Sidebars on how to cheat seem silly at first, but provide insight into how hard it really is to get away with cheating in any meaningful way that achieves the goal of helping win games.
One interesting tidbit from the book: the spread of televised baseball in the 1960's, with its frequent closeups of the pitcher on the mound, effectively ended the spitball as a weapon in the pitcher's arsenal.
This is why baseball is so awesome! January 21, 2008 Try writing this book about Football. The history just isn't there. Basketball? What, you going to go with the origin of the dunk? The finger roll? Boooooring. But baseball...ahh...baseball. A real game, and with a rich history of Gamesmanship.
Sometimes hilarious, always informative, I found it a pleasure to read.
Very erudite October 3, 2007 This is a brilliant book - it may well change the way you think about baseball. Congratulations to the author!
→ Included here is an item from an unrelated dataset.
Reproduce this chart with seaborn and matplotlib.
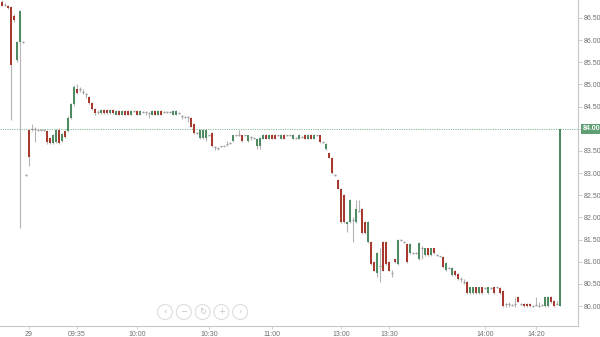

Buy this book for your baseball hating spouse/friend/family member October 1, 2007 I'll be honest with you, I dislike the game of baseball. Going to a game, watching it? Doesn't intrigue me in the slightest, and I played 3 years of softball growing up. But my husband loves it and he wants to share this fun with me by including me in the season ticket package he bought into with others. So I bring magazines to games or puzzle books so I'm not completely bored. But this season? I brought Derek's book with me and I tell ya - it actually got me watching the game for the first time in a long time. I started looking out for a lot of what he describes in the book while the game was going on - from the history of the pitcher's mound to trying to figure out the signs the base coaches where giving. I even pointed stuff out to my husband that he didn't know. This book helped make my trips to the ballpark more enjoyable AND helped my husband have even more fun with me.
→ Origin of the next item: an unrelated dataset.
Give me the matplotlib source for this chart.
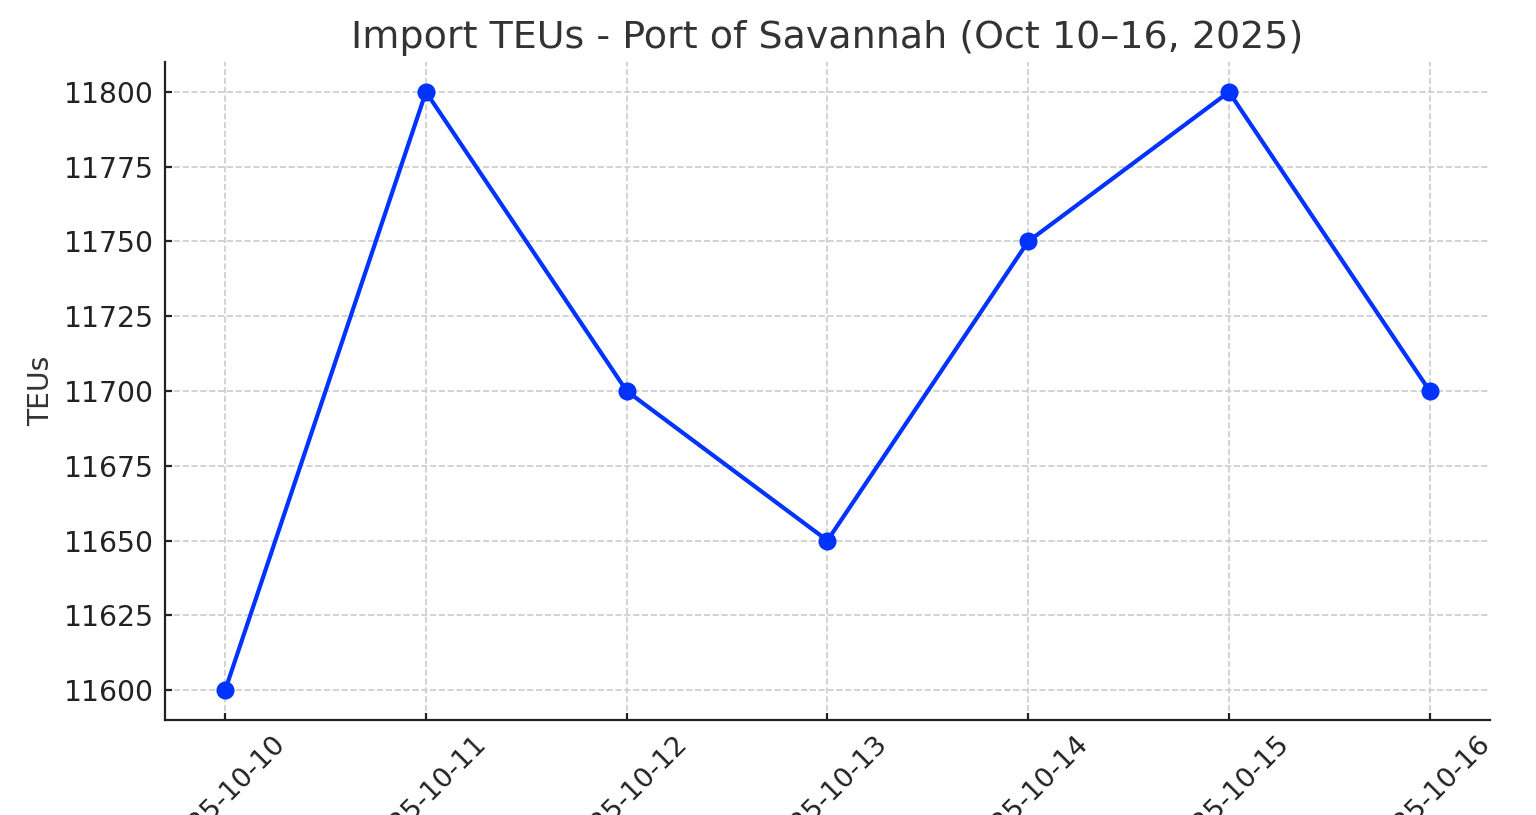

My honest to goodness recommendation is to buy this for the baseball haters that you baseball fans take to games and get frustrated with when they don't pay attention or understand what you're so excited about. This book gives them a level of interest that they may never have known about before - it certainly has for me.
Great gift for a baseball fan September 9, 2007 Whether you know someone who watches three games a day or just the seventh game of the World Series, this book will entertain them. It's got solid baseball information in it, but is so amusing that even a casual fan will enjoy it.
Derek Zumsteg doesn't advise cheating (for example, in an aside, he describes how to throw a World Series, complete with looking for the "clean, honest crime figures who won't try to blackmail you...They're on aisle 6, next to the unicorns, fairies, sprites, and leprechauns.") But he does explain how cheating through the years has brought us many of the intricacies we have in the game today.
My favorite sections were on how groundskeeping can improve the home team's chance of winning, and a look at the Black Sox that showed, alas, that Shoeless Joe shouldn't be in the Hall of Fame.
Buy it for the man (or woman) who likes baseball and you won't go wrong.